The sharpened serrations will happily carve paper. Not as smooth a cut as a plain edge would give, but at least it’s a clean separation of the fibers with no tearing.
It’s worth noting that the Smith’s PP1 knife sharpener has (in theory) replaceable sharpening bits. At its price point, however, I’m not sure it’s worth trying to source replacement bits of ceramic or carbide, but the possibility is there for those who’d choose to use it.
I didn’t specify measurements because I didn’t deem it important in light of having so many photographs. But for the sake of consistency, it weighs in at almost nothing and roughly the size of my thumb.
Reviewing a 10 dollar pocket sharpener is pretty difficult. It’s hard to ascertain the value and relative merits when a product has so few competitors.
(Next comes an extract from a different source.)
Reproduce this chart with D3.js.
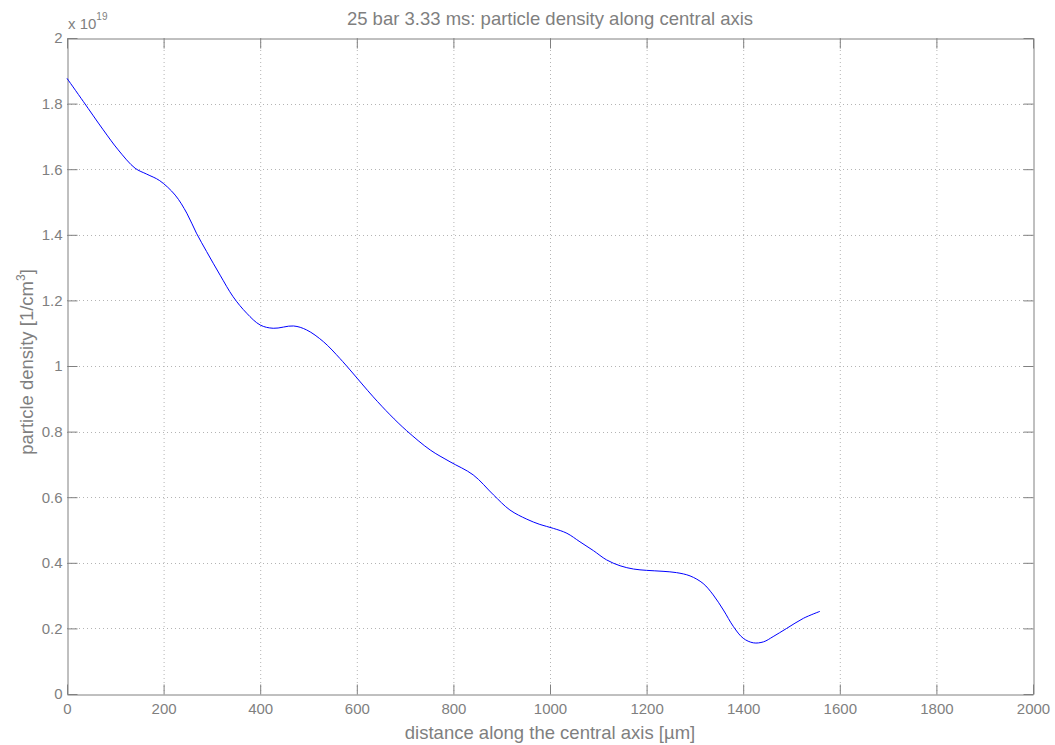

I do own the Lanksy BladeMedic as well, but realistically, at 10 bucks, it’s nigh impossible to argue that the Smith’s PP1 knife sharpener is not worth it.
As a basic sharpener, it’s pretty fantastic. As mentioned above, it weighs nothing, and for those who haven’t sharpened a knife before, the Smith’s PP1 Pocket Pal is honestly an incredibly simple system that’s perfect for any beginner. Will I use it again? I’ll be honest, maybe not. I own lots of sharpening tools, including a full fledged belt grinder, many of which can leave a far better edge on my knives. However, for field use, in an emergency, or even as a backup knife sharpener, I do see myself throwing it into my backpack and/or garage – just in case.
It works. It’s cheap. And with a single moving part (the diamond rod) – I don’t think you could break it. An excellent survival/SHTF investment, even if it won’t replace a dedicated system for regular use.